Saturday, September 25, 2004
N. Ky. news briefs
Double-fatal crash closes Interstate 75
WILLIAMSTOWN - Two people were killed Friday in an accident on Interstate 75 that closed the road for most of the day. Their identities were not released late Friday.
A third person, Nichols K. Cox, 31, of Campbellsville, was taken by helicopter to University Hospital. His condition was not available.
The accident occurred after three tractor-trailers crashed near Williamstown in Grant County when the one driven by Cox left the southbound lane, crossed the median and struck a second truck traveling north along I-75 in the passing lane, state police said.
The first truck then slammed into a third one as it also traveled north in the right lane.
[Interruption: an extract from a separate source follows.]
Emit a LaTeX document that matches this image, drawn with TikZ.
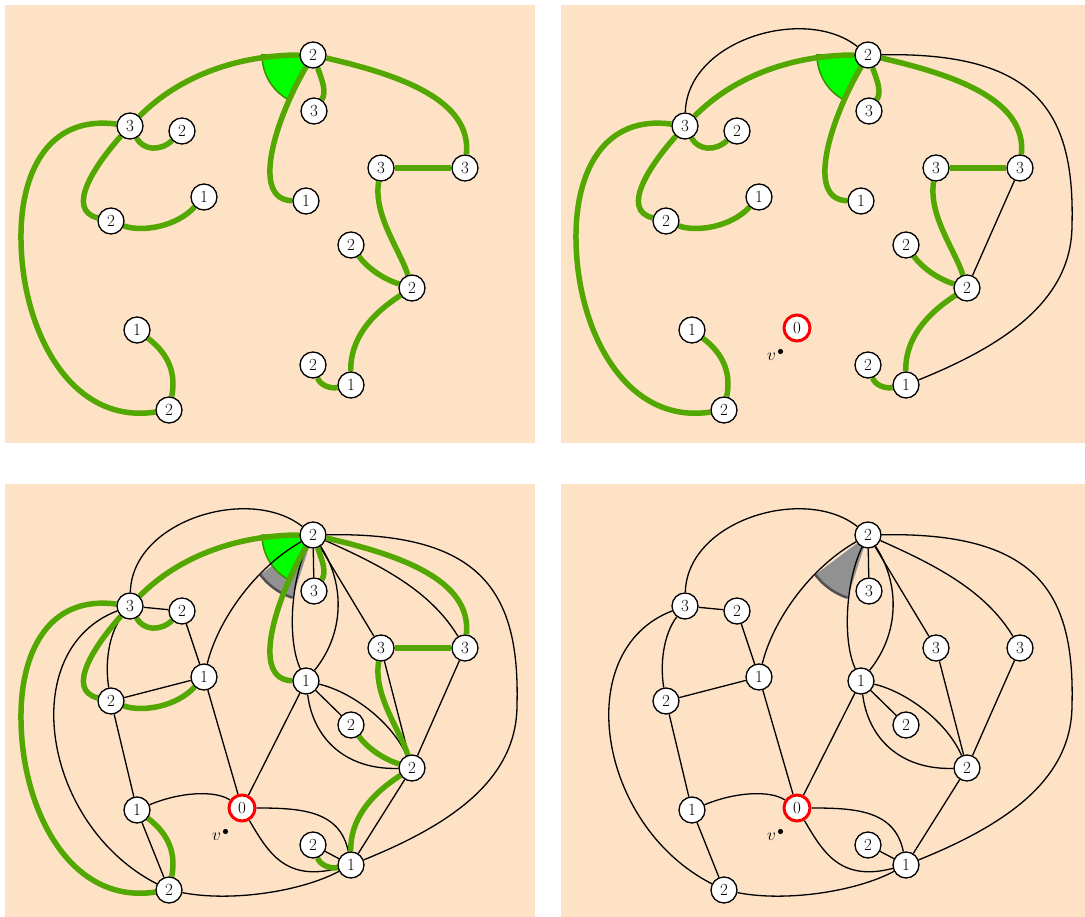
\documentclass[tikz,border=0pt]{standalone}
\usepackage{fontspec}
\definecolor{bgpeach}{RGB}{253,226,198}
\definecolor{egreen}{RGB}{82,168,0}
\definecolor{wgreen}{RGB}{0,255,0}
\definecolor{wgreenb}{RGB}{62,140,0}
\definecolor{wgray}{RGB}{145,145,145}
\definecolor{wgrayb}{RGB}{80,80,80}
\pgfdeclarelayer{back}
\pgfdeclarelayer{mid}
\pgfsetlayers{back,mid,main}
\tikzset{
 vtx/.style={circle, draw=black, fill=white, line width=1.3pt, minimum size=26pt, inner sep=0pt, font=\fontsize{17}{17}\selectfont},
 rootvtx/.style={vtx, draw=red, line width=3pt},
 gedge/.style={draw=egreen, line width=5.5pt},
 bedge/.style={draw=black, line width=1.3pt},
 panelbg/.style={fill=bgpeach},
}
\newcommand\basenodes[1]{%
 \node[vtx] (#1t2) at (313,55) {2};
 \node[vtx] (#1t3) at (314,111) {3};
 \node[vtx] (#1l3) at (130,126) {3};
 \node[vtx] (#1l2) at (182,131) {2};
 \node[vtx] (#1m1) at (204,197) {1};
 \node[vtx] (#1m2) at (111,221) {2};
 \node[vtx] (#1c1) at (306,201) {1};
 \node[vtx] (#1r3) at (381,168) {3};
 \node[vtx] (#1rr3) at (465,168) {3};
 \node[vtx] (#1c2) at (351,245) {2};
 \node[vtx] (#1b2) at (412,288) {2};
 \node[vtx] (#1bl1) at (137,330) {1};
 \node[vtx] (#1bl2) at (169,410) {2};
 \node[vtx] (#1br2) at (313,365) {2};
 \node[vtx] (#1br1) at (351,385) {1};
}
\newcommand\rootnode[1]{%
 \node[rootvtx] (#1z0) at (242,328) {0};
 \coordinate (#1v) at (225.5,351.5);
 \fill (#1v) circle (2.6);
 \node[inner sep=0pt, font=\fontsize{17}{17}\selectfont] (#1vl) at (216.5,357) {$v$};
}
\newcommand\greenwedge[1]{%
 \filldraw[fill=wgreen, draw=wgreenb, line width=1.5pt] (#1t2.center) -- ++(180:51) arc[start angle=180, end angle=120, radius=51] -- cycle;}
\newcommand\graywedge[1]{%
 \fill[wgray] (#1t2.center) -- ++(143:66) arc[start angle=143, end angle=108, radius=66] -- cycle;
 \draw[wgrayb, line width=2.5pt] (#1t2.center) ++(143:66) arc[start angle=143, end angle=108, radius=66];}
\newcommand\blackpart[1]{%
 \draw[bedge] (#1l3) .. controls (132,40) and (250,5) .. (#1t2);
 \draw[bedge] (#1t2) .. controls (480,52) and (520,110) .. (517,225) .. controls (517,300) and (450,345) .. (#1br1);
 \draw[bedge] (#1b2) -- (#1rr3);
}
\newcommand\blackrest[1]{%
 \draw[bedge] (#1l3) -- (#1l2);
 \draw[bedge] (#1l3) .. controls (108,155) and (105,185) .. (#1m2);
 \draw[bedge] (#1l3) .. controls (15,170) and (42,345) .. (#1bl2);
 \draw[bedge] (#1l2) -- (#1m1);
 \draw[bedge] (#1m2) -- (#1m1);
 \draw[bedge] (#1m2) -- (#1bl1);
 \draw[bedge] (#1m1) -- (#1z0);
 \draw[bedge] (#1m1) .. controls (218,140) and (255,88) .. (#1t2);
 \draw[bedge] (#1bl1) -- (#1bl2);
 \draw[bedge] (#1bl1) .. controls (180,312) and (215,310) .. (#1z0);
 \draw[bedge] (#1z0) -- (#1c1);
 \draw[bedge] (#1z0) .. controls (300,328) and (340,330) .. (#1br1);
 \draw[bedge] (#1z0) .. controls (268,372) and (285,402) .. (#1br1);
 \draw[bedge] (#1bl2) .. controls (230,422) and (300,412) .. (#1br1);
 \draw[bedge] (#1br2) -- (#1br1);
 \draw[bedge] (#1br1) -- (#1b2);
 \draw[bedge] (#1b2) -- (#1r3);
 \draw[bedge] (#1c1) .. controls (352,212) and (392,242) .. (#1b2);
 \draw[bedge] (#1c1) .. controls (313,258) and (345,290) .. (#1b2);
 \draw[bedge] (#1c1) -- (#1c2);
 \draw[bedge] (#1t2) .. controls (291,100) and (287,160) .. (#1c1);
 \draw[bedge] (#1t2) .. controls (343,100) and (347,150) .. (#1c1);
 \draw[bedge] (#1t2) -- (#1t3);
 \draw[bedge] (#1t2) -- (#1r3);
 \draw[bedge] (#1t2) .. controls (380,85) and (430,110) .. (#1rr3);
}
\newcommand\greenedges[1]{%
 \draw[gedge] (#1l3) .. controls (180,75) and (240,55) .. (#1t2);
 \draw[gedge] (#1t2) .. controls (275,120) and (250,200) .. (#1c1);
 \draw[gedge] (#1t2) .. controls (322,80) and (327,92) .. (#1t3);
 \draw[gedge] (#1t2) .. controls (400,75) and (472,100) .. (#1rr3);
 \draw[gedge] (#1r3) -- (#1rr3);
 \draw[gedge] (#1r3) .. controls (373,215) and (400,250) .. (#1b2);
 \draw[gedge] (#1c2) .. controls (365,265) and (380,278) .. (#1b2);
 \draw[gedge] (#1b2) .. controls (370,315) and (350,340) .. (#1br1);
 \draw[gedge] (#1br2) .. controls (320,385) and (330,389) .. (#1br1);
 \draw[gedge] (#1l3) .. controls (50,115) and (20,170) .. (21,240) .. controls (22,330) and (70,425) .. (#1bl2);
 \draw[gedge] (#1l3) .. controls (143,150) and (160,152) .. (#1l2);
 \draw[gedge] (#1l3) .. controls (95,165) and (65,210) .. (#1m2);
 \draw[gedge] (#1m2) .. controls (140,232) and (175,228) .. (#1m1);
 \draw[gedge] (#1bl1) .. controls (170,355) and (176,375) .. (#1bl2);
}
\begin{document}
\begin{tikzpicture}[x=1pt,y=-1pt]
\useasboundingbox (0,0) rectangle (1085,917);
\begin{pgfonlayer}{back}
 \fill[panelbg] (5,5) rectangle (535,443);
 \fill[panelbg] (561,5) rectangle (1091,443);
 \fill[panelbg] (5,484) rectangle (535,922);
 \fill[panelbg] (561,484) rectangle (1091,922);
\end{pgfonlayer}
% panel 1
\begin{scope}
 \basenodes{A}
 \begin{pgfonlayer}{back}\greenwedge{A}\end{pgfonlayer}
 \begin{pgfonlayer}{mid}\greenedges{A}\end{pgfonlayer}
\end{scope}
% panel 2
\begin{scope}[shift={(555,0)}]
 \basenodes{B}
 \rootnode{B}
 \begin{pgfonlayer}{back}\greenwedge{B}\end{pgfonlayer}
 \begin{pgfonlayer}{mid}\blackpart{B}\greenedges{B}\end{pgfonlayer}
\end{scope}
% panel 3
\begin{scope}[shift={(0,480)}]
 \basenodes{C}
 \rootnode{C}
 \begin{pgfonlayer}{back}\graywedge{C}\greenwedge{C}\end{pgfonlayer}
 \begin{pgfonlayer}{mid}\blackpart{C}\blackrest{C}\greenedges{C}\end{pgfonlayer}
\end{scope}
% panel 4
\begin{scope}[shift={(555,480)}]
 \basenodes{D}
 \rootnode{D}
 \begin{pgfonlayer}{back}\graywedge{D}\end{pgfonlayer}
 \begin{pgfonlayer}{mid}\blackpart{D}\blackrest{D}\end{pgfonlayer}
\end{scope}
\end{tikzpicture}
\end{document}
The first two trucks involved in the crash burst into flames, state police said.
The operator and a passenger in the second truck were pronounced dead at the scene.
The driver of the third truck, Jeremy Abdon, 23, of Crescent Springs, did not suffer any injuries.
Stabbing suspect's wife now also charged
BURLINGTON - The wife of a man charged with killing a Walton man last week was also charged Friday in connection with the death.
Jacqueline Carter, 40, of Walton, faces seven counts of tampering with evidence and three counts of intimidating a witness.
Last Saturday, Carter's husband, John Carter, Jr., 46, was charged with killing Steven Stone at Dino's Sports Cafe on Dixie Highway.
Sheriff's deputies said Stone, 26, of Warsaw, was trying to break up a fight when he was stabbed in the chest.
John Carter, of Crittenden, has pleaded not guilty to murder, tampering with evidence and being a persistent felony offender.
After the killing, Jacqueline Carter gave police a knife from her purse she claimed was her husband's, said Tom Scheben, Boone County sheriff's spokesman.
But detectives later discovered the knife was not the weapon used in the killing, he said.
Deputies allege she threw the weapon used in the killing on the side of a road and burned her blood-stained purse. Jacqueline Carter also is accused of threatening to kill three witnesses, Scheben said.
Horse hits school bus in rural Campbell Co.
Ten students from Campbell County are OK after a loose horse hit their bus early Friday. The horse is OK, too.
Melissa Pryor, spokeswoman for the Campbell County School District, said that bus No. 7 was traveling 25 mph on Poplar Thicket Road in rural Campbell County about 6:50 a.m. Friday when the horse ran out from its corral and jumped in front of the bus.